UC Irvine student Cristi Lopes is writing software for "SkyTran", a virtual high-speed train based in Second Life. The virtual world will actually serve as a useful simulator for the real thing.
"Her software keeps SkyTran's virtual cars from getting into virtual collisions at virtual interchanges of virtual tracks. After the control software is ready in SL, her plan is to transfer it to a real-world version of SkyTran, proposed by the Irvine-based transportation company Unimodal Inc. Sounds unbelievable but it's true. SL is fast becoming the simulation tool for engineering design. Lopes, who is an associate professor of informatics at the Bren School of Information and Computer Sciences at UCI, discovered that the simplified physics of Second Life are close enough to the physics of the real world for Second Life to be used as an inexpensive simulation tool by small- to medium-sized companies.

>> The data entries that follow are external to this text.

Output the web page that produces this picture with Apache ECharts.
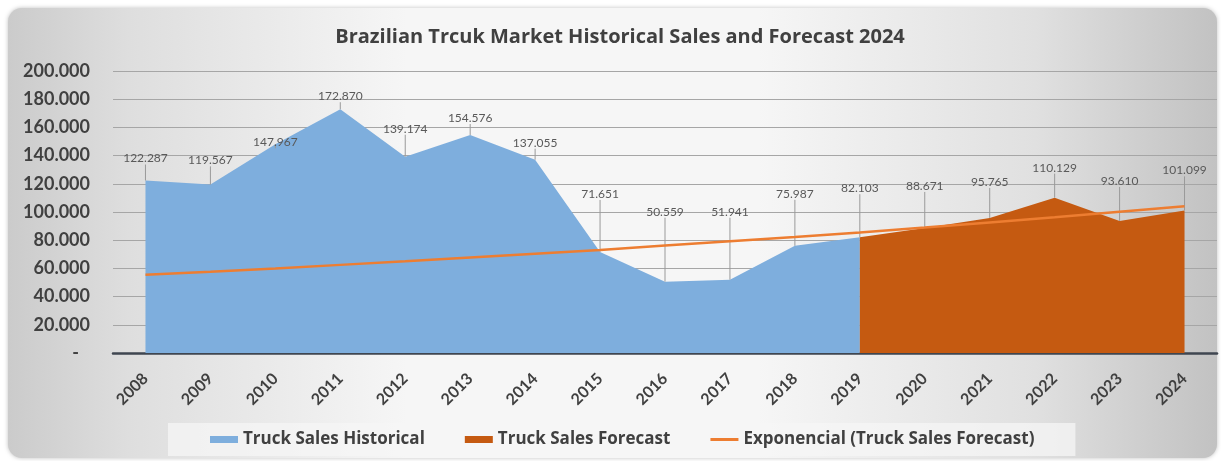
<!DOCTYPE html>
<html>
<head>
<meta charset="utf-8">
<title>Brazilian Truck Market</title>
<script src="https://cdn.jsdelivr.net/npm/echarts@6/dist/echarts.min.js"></script>
<style>
  html, body { margin: 0; padding: 0; background: #ffffff; }
  #chart { width: 1221px; height: 461px; }
</style>
</head>
<body>
<div id="chart"></div>
<script>
// Years on the category axis
const years = ['2008','2009','2010','2011','2012','2013','2014','2015','2016',
               '2017','2018','2019','2020','2021','2022','2023','2024'];

// Historical sales, 2008–2019
const historical = [122287, 119567, 147967, 172870, 139174, 154576, 137055,
                    71651, 50559, 51941, 75987, 82103];

// Forecast sales, 2019–2024 (starts at the last historical year)
const forecastYears = ['2019','2020','2021','2022','2023','2024'];
const forecast = [82103, 88671, 95765, 110129, 93610, 101099];

// Exponential trend line values per year
const trend = [55500, 57700, 60000, 62500, 65000, 67700, 70400, 73000, 76200,
               79300, 82200, 85500, 89000, 92600, 96300, 100200, 104000];

// Y axis ticks
const yMax = 200000;
const yStep = 20000;

// Label styling: how far each value label sits above its point (px)
const labelLift = [23, 25, 3, 14, 29, 18, 18, 59, 71, 69, 53, 50, 43, 37, 31, 41, 41];

const FONT = 'Lato, "Open Sans", sans-serif';
const WIDE = '"Open Sans", Lato, sans-serif';
const TEXT = '#404040';

function fmt(v) {
  return String(v).replace(/\B(?=(\d{3})+(?!\d))/g, '.');
}

const histData = years.map((y, i) => (i < historical.length ? historical[i] : null));
const fcData = years.map(y => {
  const k = forecastYears.indexOf(y);
  if (k < 0) return null;
  // the first forecast point shares its label with the historical series
  return k === 0 ? { value: forecast[k], label: { show: false } } : forecast[k];
});

const chart = echarts.init(document.getElementById('chart'), null, { renderer: 'canvas' });

const valueLabel = {
  show: true,
  position: 'top',
  distance: 0,
  fontFamily: FONT,
  fontSize: 12,
  color: '#595959',
  formatter: p => fmt(p.value)
};

const labelLayout = p => ({ dy: -(labelLift[p.dataIndex] - 7) });

const guide = { show: true, lineStyle: { color: '#9a9a9a', width: 1 } };

chart.setOption({
  animation: false,
  textStyle: { fontFamily: FONT },
  graphic: [
    {
      type: 'rect',
      z: -10,
      silent: true,
      shape: { x: 8, y: 8, width: 1209, height: 450, r: 14 },
      style: {
        fill: new echarts.graphic.LinearGradient(0, 0, 1, 0, [
          { offset: 0, color: '#cbcbcb' },
          { offset: 0.1, color: '#dedede' },
          { offset: 0.33, color: '#f6f6f6' },
          { offset: 0.62, color: '#f6f6f6' },
          { offset: 0.85, color: '#e0e0e0' },
          { offset: 1, color: '#c2c2c2' }
        ]),
        shadowBlur: 4,
        shadowColor: 'rgba(0,0,0,0.25)'
      }
    },
    {
      type: 'text',
      silent: true,
      x: 620,
      y: 37,
      style: {
        text: 'Brazilian Trcuk Market Historical Sales and Forecast 2024',
        align: 'center',
        verticalAlign: 'middle',
        fontFamily: WIDE,
        fontSize: 20,
        fontWeight: 'bold',
        fill: TEXT
      }
    }
  ],
  grid: { left: 113, right: 4, top: 71, bottom: 108, containLabel: false },
  legend: {
    left: 168,
    top: 423,
    padding: [8, 41, 8, 42],
    itemGap: 40,
    itemWidth: 28,
    itemHeight: 7,
    backgroundColor: 'rgba(245,245,245,0.75)',
    textStyle: { fontFamily: WIDE, fontSize: 17, fontWeight: 'bold', color: TEXT },
    data: [
      { name: 'Truck Sales Historical', icon: 'rect' },
      { name: 'Truck Sales Forecast', icon: 'rect' },
      { name: 'Exponencial (Truck Sales Forecast)', icon: 'path://M0,0 L28,0 L28,3 L0,3 Z' }
    ]
  },
  xAxis: {
    type: 'category',
    data: years,
    boundaryGap: true,
    axisLine: { show: true, lineStyle: { color: '#3f4650', width: 2.5 } },
    axisTick: { show: false },
    axisLabel: {
      rotate: 45,
      margin: 23,
      fontFamily: FONT,
      fontSize: 16,
      fontWeight: 'bold',
      color: TEXT
    },
    splitLine: { show: false }
  },
  yAxis: {
    type: 'value',
    min: 0,
    max: yMax,
    interval: yStep,
    axisLine: { show: false },
    axisTick: { show: false },
    splitLine: { lineStyle: { color: '#a6a6a6', width: 1 } },
    axisLabel: {
      margin: 23,
      fontFamily: FONT,
      fontSize: 18,
      fontWeight: 'bold',
      color: TEXT,
      formatter: v => (v === 0 ? '{dash|-}' : fmt(v)),
      rich: {
        dash: { fontFamily: FONT, fontSize: 18, fontWeight: 'bold', color: TEXT, padding: [0, 11, 0, 0] }
      }
    }
  },
  series: [
    {
      name: 'Truck Sales Historical',
      type: 'line',
      data: histData,
      symbol: 'circle',
      symbolSize: 0.1,
      showSymbol: true,
      itemStyle: { color: '#7eaedd' },
      lineStyle: { width: 0 },
      areaStyle: { color: '#7eaedd', opacity: 1 },
      label: valueLabel,
      labelLine: guide,
      labelLayout: labelLayout,
      z: 2
    },
    {
      name: 'Truck Sales Forecast',
      type: 'line',
      data: fcData,
      symbol: 'circle',
      symbolSize: 0.1,
      showSymbol: true,
      itemStyle: { color: '#c55a11' },
      lineStyle: { width: 0 },
      areaStyle: { color: '#c55a11', opacity: 1 },
      label: valueLabel,
      labelLine: guide,
      labelLayout: labelLayout,
      z: 2
    },
    {
      name: 'Exponencial (Truck Sales Forecast)',
      type: 'line',
      data: trend,
      symbol: 'none',
      itemStyle: { color: '#ed7d31' },
      lineStyle: { color: '#ed7d31', width: 2.5 },
      z: 3
    }
  ]
});
</script>
</body>
</html>
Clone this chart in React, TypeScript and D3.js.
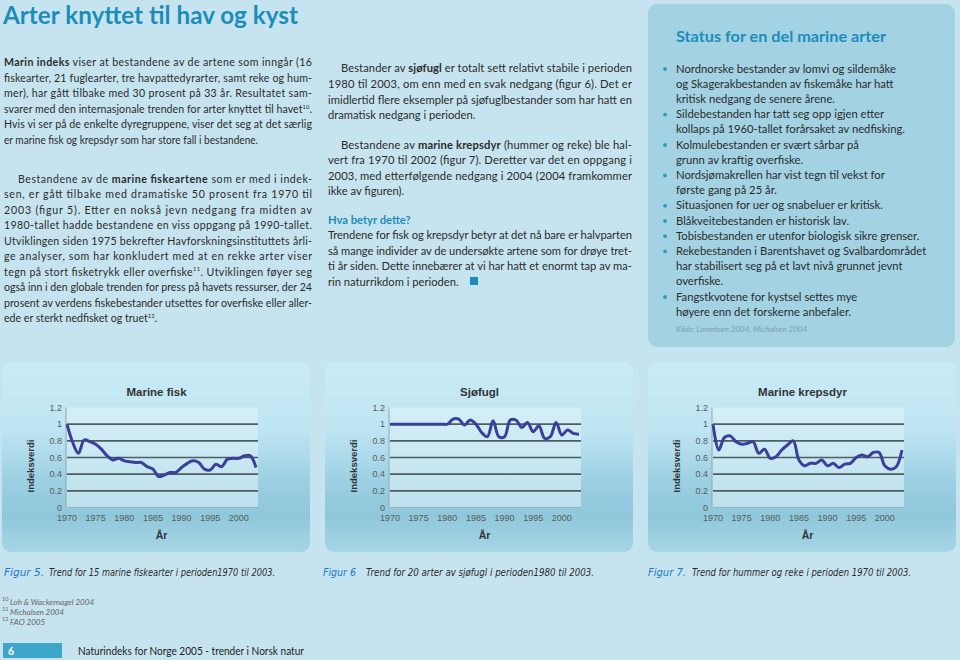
import React from "react";
import * as d3 from "d3";

// ---------- DATA ----------
const YEARS = [1970, 1971, 1972, 1973, 1974, 1975, 1976, 1977, 1978, 1979, 1980, 1981, 1982, 1983, 1984, 1985, 1986, 1987, 1988, 1989, 1990, 1991, 1992, 1993, 1994, 1995, 1996, 1997, 1998, 1999, 2000, 2001, 2002, 2003];
const MARINE_FISK = [1.0, 0.78, 0.65, 0.81, 0.79, 0.76, 0.7, 0.62, 0.57, 0.59, 0.56, 0.55, 0.54, 0.54, 0.49, 0.46, 0.37, 0.39, 0.42, 0.42, 0.48, 0.53, 0.56, 0.54, 0.46, 0.45, 0.52, 0.49, 0.58, 0.59, 0.59, 0.62, 0.62, 0.48];
const SJOFUGL = [1.0, 1.0, 1.0, 1.0, 1.0, 1.0, 1.0, 1.0, 1.0, 1.0, 1.0, 1.06, 1.06, 0.99, 1.05, 1.0, 0.9, 0.85, 1.04, 0.85, 0.85, 1.05, 1.05, 0.96, 1.02, 0.91, 0.98, 0.83, 0.85, 1.02, 0.87, 0.93, 0.89, 0.88];
const KREPSDYR = [1.0, 0.69, 0.84, 0.86, 0.79, 0.76, 0.77, 0.79, 0.65, 0.7, 0.59, 0.61, 0.69, 0.75, 0.8, 0.57, 0.5, 0.53, 0.53, 0.57, 0.5, 0.53, 0.48, 0.52, 0.53, 0.6, 0.63, 0.61, 0.66, 0.66, 0.5, 0.46, 0.49, 0.69];
const CHART_TITLES = ["Marine fisk", "Sjøfugl", "Marine krepsdyr"];
const Y_TICKS = [0, 0.2, 0.4, 0.6, 0.8, 1, 1.2];
const X_TICKS = [1970, 1975, 1980, 1985, 1990, 1995, 2000];
const Y_LABEL = "Indeksverdi";
const X_LABEL = "År";

type Seg = [string, string?];
type TL = { s: Seg[]; j?: boolean; ind?: boolean; w?: number };

const LEFT_P1: TL[] = [
  { s: [["Marin indeks", "b"], [" viser at bestandene av de artene som inngår (16"]], j: true },
  { s: [["fiskearter, 21 fuglearter, tre havpattedyrarter, samt reke og hum-"]], j: true },
  { s: [["mer), har gått tilbake med 30 prosent på 33 år. Resultatet sam-"]], j: true },
  { s: [["svarer med den internasjonale trenden for arter knyttet til havet"], ["10", "sup"], ["."]], j: true },
  { s: [["Hvis vi ser på de enkelte dyregruppene, viser det seg at det særlig"]], j: true },
  { s: [["er marine fisk og krepsdyr som har store fall i bestandene."]], w: 254 },
];
const LEFT_P2: TL[] = [
  { s: [["Bestandene av de "], ["marine fiskeartene", "b"], [" som er med i indek-"]], j: true, ind: true },
  { s: [["sen, er gått tilbake med dramatiske 50 prosent fra 1970 til"]], j: true },
  { s: [["2003 (figur 5). Etter en nokså jevn nedgang fra midten av"]], j: true },
  { s: [["1980-tallet hadde bestandene en viss oppgang på 1990-tallet."]], j: true },
  { s: [["Utviklingen siden 1975 bekrefter Havforskningsinstituttets årli-"]], j: true },
  { s: [["ge analyser, som har konkludert med at en rekke arter viser"]], j: true },
  { s: [["tegn på stort fisketrykk eller overfiske"], ["11", "sup"], [". Utviklingen føyer seg"]], j: true },
  { s: [["også inn i den globale trenden for press på havets ressurser, der 24"]], j: true },
  { s: [["prosent av verdens fiskebestander utsettes for overfiske eller aller-"]], j: true },
  { s: [["ede er sterkt nedfisket og truet"], ["12", "sup"], ["."]] },
];
const MID_P1: TL[] = [
  { s: [["Bestander av "], ["sjøfugl", "b"], [" er totalt sett relativt stabile i perioden"]], j: true, ind: true },
  { s: [["1980 til 2003, om enn med en svak nedgang (figur 6). Det er"]], j: true },
  { s: [["imidlertid flere eksempler på sjøfuglbestander som har hatt en"]], j: true },
  { s: [["dramatisk nedgang i perioden."]] },
];
const MID_P2: TL[] = [
  { s: [["Bestandene av "], ["marine krepsdyr", "b"], [" (hummer og reke) ble hal-"]], j: true, ind: true },
  { s: [["vert fra 1970 til 2002 (figur 7). Deretter var det en oppgang i"]], j: true },
  { s: [["2003, med etterfølgende nedgang i 2004 (2004 framkommer"]], j: true },
  { s: [["ikke av figuren)."]] },
];
const MID_P3: TL[] = [
  { s: [["Hva betyr dette?", "B"]] },
  { s: [["Trendene for fisk og krepsdyr betyr at det nå bare er halvparten"]], j: true },
  { s: [["så mange individer av de undersøkte artene som for drøye tret-"]], j: true },
  { s: [["ti år siden. Dette innebærer at vi har hatt et enormt tap av ma-"]], j: true },
  { s: [["rin naturrikdom i perioden."]] },
];
const BOX_TITLE = "Status for en del marine arter";
const BULLETS: string[][] = [
  ["Nordnorske bestander av lomvi og sildemåke", "og Skagerakbestanden av fiskemåke har hatt", "kritisk nedgang de senere årene."],
  ["Sildebestanden har tatt seg opp igjen etter", "kollaps på 1960-tallet forårsaket av nedfisking."],
  ["Kolmulebestanden er svært sårbar på", "grunn av kraftig overfiske."],
  ["Nordsjømakrellen har vist tegn til vekst for", "første gang på 25 år."],
  ["Situasjonen for uer og snabeluer er kritisk."],
  ["Blåkveitebestanden er historisk lav."],
  ["Tobisbestanden er utenfor biologisk sikre grenser."],
  ["Rekebestanden i Barentshavet og Svalbardområdet", "har stabilisert seg på et lavt nivå grunnet jevnt", "overfiske."],
  ["Fangstkvotene for kystsel settes mye", "høyere  enn det forskerne anbefaler."],
];
const BOX_SOURCE = "Kilde: Lorentsen 2004, Michalsen 2004";
const CAPTION_LABELS = ["Figur 5.", "Figur 6", "Figur 7."];
const CAPTION_TEXTS = [
  "Trend for 15 marine fiskearter i perioden1970 til 2003.",
  "Trend for 20 arter av sjøfugl  i perioden1980 til 2003.",
  "Trend for hummer og reke i perioden 1970 til 2003.",
];
const FOOTNOTES: [string, string][] = [
  ["10", "Loh & Wackernagel 2004"],
  ["11", "Michalsen 2004"],
  ["12", "FAO 2005"],
];
const PAGE_NO = "6";
const FOOTER = "Naturindeks for Norge 2005 - trender i Norsk natur";
const MAIN_TITLE = "Arter knyttet til hav og kyst";

// ---------- STYLE ----------
const FONT = "Lato, 'Open Sans', sans-serif";
const CHART_FONT = "'Liberation Sans', Arial, sans-serif";
const CAP_FONT = "'DejaVu Sans Condensed', 'Liberation Sans Narrow', sans-serif";
const BG = "#c6e4ef";
const BLUE = "#1c8dbb";
const TEXT = "#2b2b2b";

function Line({ x, y, w, segs, size, adj = "spacing", fill = TEXT }: { x: number; y: number; w?: number; segs: Seg[]; size: number; adj?: string; fill?: string }) {
  let prevSup = false;
  return (
    <text x={x} y={y} fontSize={size} fill={fill} fontFamily={FONT} textLength={w} lengthAdjust={adj}>
      {segs.map(([t, st], i) => {
        const sup = st === "sup";
        let dy: number | undefined = undefined;
        if (sup) dy = -size * 0.4;
        else if (prevSup) dy = size * 0.4;
        prevSup = sup;
        return (
          <tspan
            key={i}
            dy={dy}
            fontSize={sup ? size * 0.55 : undefined}
            fontWeight={st === "b" || st === "B" ? 700 : undefined}
            fill={st === "B" ? BLUE : undefined}
          >
            {t}
          </tspan>
        );
      })}
    </text>
  );
}

function Para({ lines, x, width, indent, y0, lh, size }: { lines: TL[]; x: number; width: number; indent: number; y0: number; lh: number; size: number }) {
  return (
    <g>
      {lines.map((l, i) => {
        const lx = l.ind ? x + indent : x;
        const w = l.j ? width - (l.ind ? indent : 0) : l.w;
        return <Line key={i} x={lx} y={y0 + i * lh} w={w} segs={l.s} size={size} adj={l.j ? "spacing" : "spacingAndGlyphs"} />;
      })}
    </g>
  );
}

function Chart({ left, values, title, idx }: { left: number; values: number[]; title: string; idx: number }) {
  const top = 362;
  const pw = 308;
  const ph = 190;
  const pl = left + 65;
  const pr = left + 254;
  const x = d3.scaleLinear().domain([1970, 2003]).range([pl, pr]);
  const y = d3.scaleLinear().domain([0, 1.2]).range([507.5, 407.5]);
  const line = d3
    .line<number>()
    .x((_, i) => x(YEARS[i]))
    .y((d) => y(d))
    .curve(d3.curveCatmullRom.alpha(0.5));
  const gid = `sea${idx}`;
  const pid = `plot${idx}`;
  return (
    <g>
      <defs>
        <linearGradient id={gid} x1="0" y1="0" x2="0" y2="1">
          <stop offset="0" stopColor="#c9ebf6" />
          <stop offset="0.35" stopColor="#bfe5f2" />
          <stop offset="0.5" stopColor="#acdaea" />
          <stop offset="0.62" stopColor="#9dd0e3" />
          <stop offset="0.8" stopColor="#8fc7db" />
          <stop offset="1" stopColor="#a6d5e5" />
        </linearGradient>
        <linearGradient id={pid} x1="0" y1="0" x2="0" y2="1">
          <stop offset="0" stopColor="#d6f0f8" />
          <stop offset="1" stopColor="#c4e5ef" />
        </linearGradient>
      </defs>
      <rect x={left} y={top} width={pw} height={ph} rx={9} fill={`url(#${gid})`} />
      <rect x={pl - 1} y={y(1.2)} width={pr - pl + 3} height={y(0) - y(1.2)} fill={`url(#${pid})`} opacity={0.85} />
      {Y_TICKS.filter((t) => t > 0 && t < 1.2).map((t) => (
        <line key={t} x1={pl} x2={pr + 2} y1={y(t)} y2={y(t)} stroke="#4f5c62" strokeWidth={1.6} />
      ))}
      <line x1={pl} x2={pr + 2} y1={y(0)} y2={y(0)} stroke="#9ab3bb" strokeWidth={1} />
      <line x1={pl - 1} x2={pl - 1} y1={y(1.2)} y2={y(0)} stroke="#8fa8b0" strokeWidth={1} />
      <path d={line(values) || ""} fill="none" stroke="#3a3f9c" strokeWidth={3} strokeLinejoin="round" />
      {Y_TICKS.map((t) => (
        <text key={t} x={pl - 5} y={y(t) + 3.2} fontSize={9} fill="#5a5a5a" textAnchor="end" fontFamily={CHART_FONT}>
          {d3.format("~g")(t)}
        </text>
      ))}
      {X_TICKS.map((t) => (
        <text key={t} x={x(t)} y={521} fontSize={9} fill="#5a5a5a" textAnchor="middle" fontFamily={CHART_FONT}>
          {t}
        </text>
      ))}
      <text x={(pl + pr) / 2 - 5} y={396} fontSize={11.5} fontWeight={700} fill="#333" textAnchor="middle" fontFamily={CHART_FONT}>
        {title}
      </text>
      <text
        transform={`translate(${pl - 33},466) rotate(-90)`}
        fontSize={9.5}
        fontWeight={700}
        fill="#333"
        textAnchor="middle"
        fontFamily={CHART_FONT}
      >
        {Y_LABEL}
      </text>
      <text x={(pl + pr) / 2} y={538.5} fontSize={10.5} fontWeight={700} fill="#333" textAnchor="middle" fontFamily={CHART_FONT}>
        {X_LABEL}
      </text>
    </g>
  );
}

export default function App() {
  const series = [MARINE_FISK, SJOFUGL, KREPSDYR];
  const lefts = [2, 325, 648];
  const capLab: [number, number][] = [[4, 40], [323, 33], [648, 38]];
  const capTxt: [number, number][] = [[49, 226], [366, 228], [692, 219]];
  const bulletLines: { t: string; first: boolean }[] = [];
  BULLETS.forEach((b) => b.forEach((t, i) => bulletLines.push({ t, first: i === 0 })));
  return (
    <svg width={960} height={660} style={{ position: "absolute", left: 0, top: 0 }} fontFamily={FONT}>
      <rect x={0} y={0} width={960} height={660} fill={BG} />
      <text x={3} y={24} fontSize={25} fontWeight={700} fill={BLUE} fontFamily={FONT} textLength={295} lengthAdjust="spacingAndGlyphs">
        {MAIN_TITLE}
      </text>

      <Para lines={LEFT_P1} x={4} width={308} indent={14} y0={66} lh={15.6} size={10.6} />
      <Para lines={LEFT_P2} x={4} width={308} indent={14} y0={182.5} lh={15.5} size={10.6} />

      <Para lines={MID_P1} x={328} width={304} indent={13} y0={72} lh={15.8} size={11.2} />
      <Para lines={MID_P2} x={328} width={304} indent={13} y0={149} lh={15.3} size={11.2} />
      <Para lines={MID_P3} x={328} width={304} indent={13} y0={223.5} lh={15.5} size={11.2} />
      <rect x={470} y={277} width={8} height={8} fill={BLUE} />

      <rect x={648} y={4} width={307} height={343} rx={9} fill="#a3d2e3" />
      <text x={676} y={42} fontSize={15} fontWeight={700} fill={BLUE} fontFamily={FONT} textLength={210} lengthAdjust="spacingAndGlyphs">
        {BOX_TITLE}
      </text>
      {bulletLines.map((l, i) => {
        const yy = 72.5 + i * 15.2;
        return (
          <g key={i}>
            {l.first && <circle cx={665} cy={yy - 3.5} r={1.9} fill="#2a9ac5" />}
            <text x={676} y={yy} fontSize={11.25} fill={TEXT} fontFamily={FONT}>
              {l.t}
            </text>
          </g>
        );
      })}
      <text x={676} y={332} fontSize={8} fontStyle="italic" fill="#7f9fab" fontFamily={FONT}>
        {BOX_SOURCE}
      </text>

      {series.map((s, i) => (
        <Chart key={i} left={lefts[i]} values={s} title={CHART_TITLES[i]} idx={i} />
      ))}

      {CAPTION_LABELS.map((lab, i) => (
        <g key={i}>
          <text x={capLab[i][0]} y={576} fontSize={11} fontStyle="italic" fontFamily={CAP_FONT} textLength={capLab[i][1]} lengthAdjust="spacingAndGlyphs" fill="#2079c7">
            {lab}
          </text>
          <text x={capTxt[i][0]} y={576} fontSize={11} fontStyle="italic" fontFamily={CAP_FONT} textLength={capTxt[i][1]} lengthAdjust="spacingAndGlyphs" fill={TEXT}>
            {CAPTION_TEXTS[i]}
          </text>
        </g>
      ))}

      {FOOTNOTES.map(([n, t], i) => (
        <g key={i}>
          <text x={2} y={601 + i * 10} fontSize={5.5} fill="#666" fontFamily={FONT}>
            {n}
          </text>
          <text x={10} y={605 + i * 10} fontSize={8} fontStyle="italic" fill="#666" fontFamily={FONT}>
            {t}
          </text>
        </g>
      ))}

      <rect x={3} y={643} width={59} height={15} fill="#3ea6cb" />
      <text x={8} y={655} fontSize={10.5} fontWeight={700} fill="#fff" fontFamily={FONT}>
        {PAGE_NO}
      </text>
      <text x={78} y={655} fontSize={11} fill="#222" fontFamily={FONT} textLength={226} lengthAdjust="spacingAndGlyphs">
        {FOOTER}
      </text>
    </svg>
  );
}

It's a low-cost alternative to the sophisticated simulation programs in use by industrial designers at big-bucks enterprises such as Nasa and the military, as well as Boeing and other aerospace contractors. The virtual version of SkyTran has already been useful in addressing urban-planning issues, such as demonstrating how close the tracks could be to buildings and vegetation without making passengers uncomfortable. Unimodal also concluded that SkyTran's express track shouldn't run directly above the loading platform, because that setup looked as if it would make passengers uneasy. Not only were human-machine interface issues identified early by employing Second Life for engineering design, but also the algorithm used to control the virtual SkyTran cars can be migrated for use to run the real-world SkyTran system. This migration is feasible because Second Life physics mimic physics in the real world."